Graves of Malay royalty in the Old Malay Cemetery.

The Old Malay Cemetery was founded before 1829 as the resting place of relatives of the dynasty ruling the Sultanate of Johor. It was also known as the Sultan's Keramat. The burial ground was known to British authorities as being the resting place of "Malayan princes." The core of it, known as the Royal Mound, took the form of an elevated burial plot, with stairs leading up to the spaces where the graves stood. Although the Old Malay Cemetery was originally intended exclusively for royal internments, Sultan Ali Iskandar Shah would later permit commoners to bury their dead there in 1848. It became a popular area for rich Malay merchants and nobility to bury their deceased.

Ngah Ibrahim, a participant in the assassination of James W. W. Birch, was buried in this part of the Jalan Kubor Cemetery during his exile in colonial Singapore until his remains were exhumed in September 2006 and flown to Perak, his home country.

=== Commoners' cemetery ===
This part of the Jalan Kubor Cemetery was founded by Syed Omar Aljunied during his lifetime, between 1820 to 1852. It is situated within close proximity to the Madrasah Aljunied. The cemetery was established as an awqaf, an Islamic charitable endowment that could not be repossessed by the founder. A domed mausoleum was built for Syed Omar in the cemetery as well after his death, and was later accompanied by the burial of his grandson Syed Alwee Aljunied, as well as several other relatives. The mausoleum then served as the main resting place for most the Aljunied family until 2002, when their remains were exhumed and reinterred at a burial plot outside Masjid Omar Kampong Melaka, a mosque founded by Syed Omar.
=== Tittacheri Muslim Cemetery ===

The grave of an Indian Muslim personage in the Tittacheri Muslim Cemetery.

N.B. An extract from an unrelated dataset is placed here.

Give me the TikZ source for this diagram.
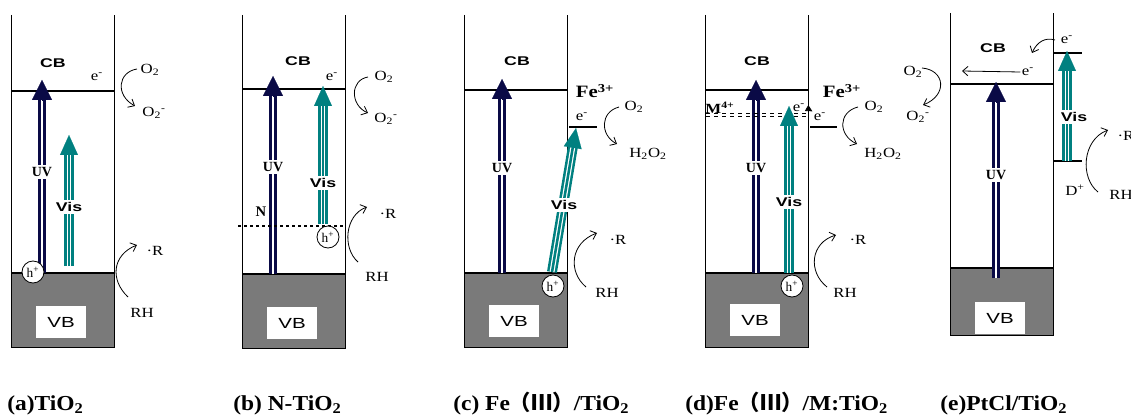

The Tittacheri Muslim Cemetery was an Indian Muslim burial ground. It was founded on 26 August 1848 by the reigning Sultan, Ali Iskandar of Johor. Known to British authorities as a graveyard for the Klings, it was located directly next to the Old Malay Cemetery. It was also used by elites from the Bugis and Banjar people, such as Ambo Sooloh. A single mosque, Masjid Malabar, was erected in 1963 on the site of an older mosque to serve the cemetery. Unlike the graveyard, which had been inactive since 1973, Masjid Malabar was still in use and regularly hosted the Friday prayers. Graves in the vicinity of Masjid Malabar were also incorporated into the annexe of the mosque during a 2023 expansion project.

== Significance ==
The Jalan Kubor Cemetery serves as a memorial to the multicultural life in Kampong Glam, due to its tombstones which are inscribed with various languages that include Malay, Gujarati, Arabic, English, Chinese and both Javanese and Bugis Aksara, while the tombstones themselves display foreign architectural influence such as Ottoman architecture. The place also holds religious significance, as some the graves in the cemetery are revered as keramats by locals. The mausoleums of Kunhi Koya Thangal and Ambo Sooloh, as well as the tombs of Malabari saints in the Indian Muslim part of the cemetery are prominently visited sites that were conserved during the expansion works to Masjid Malabar.

== Notable burials ==
There are more than four thousand burials in the Jalan Kubor Cemetery, with a total of 4,752 that were recorded by the National Heritage Board.
=== Royalty ===
- Tengku Aisyah (d. 1917), a member of the House of Bendahara and the daughter of Tengku Alam Shah, instigator of the 1879 civil war in Jementah.
- Tengku Abdul Kadir (d. 1957), a president of the Malay Union in the 1940s.
=== Commoners ===
- Haji Osman Ambok Dalek Daeng Pasandrek bin Haji Ali (d. 1916), a Bugis merchant who funded a construction project to reinforce the Rochor River.
- Kunhi Koya Thangal (d. 1950), and Islamic scholar and leader of the Malabar Muslims in Singapore. His mausoleum can be found in the Tittacheri Muslim Cemetery which has been incorporated into Masjid Malabar.
- Ambo Sooloh (d. 1963), Singaporean merchant of Bugis descent and co-founder of the Utusan Melayu newspaper. His tomb can be found behind Masjid Malabar, along with those of his parents.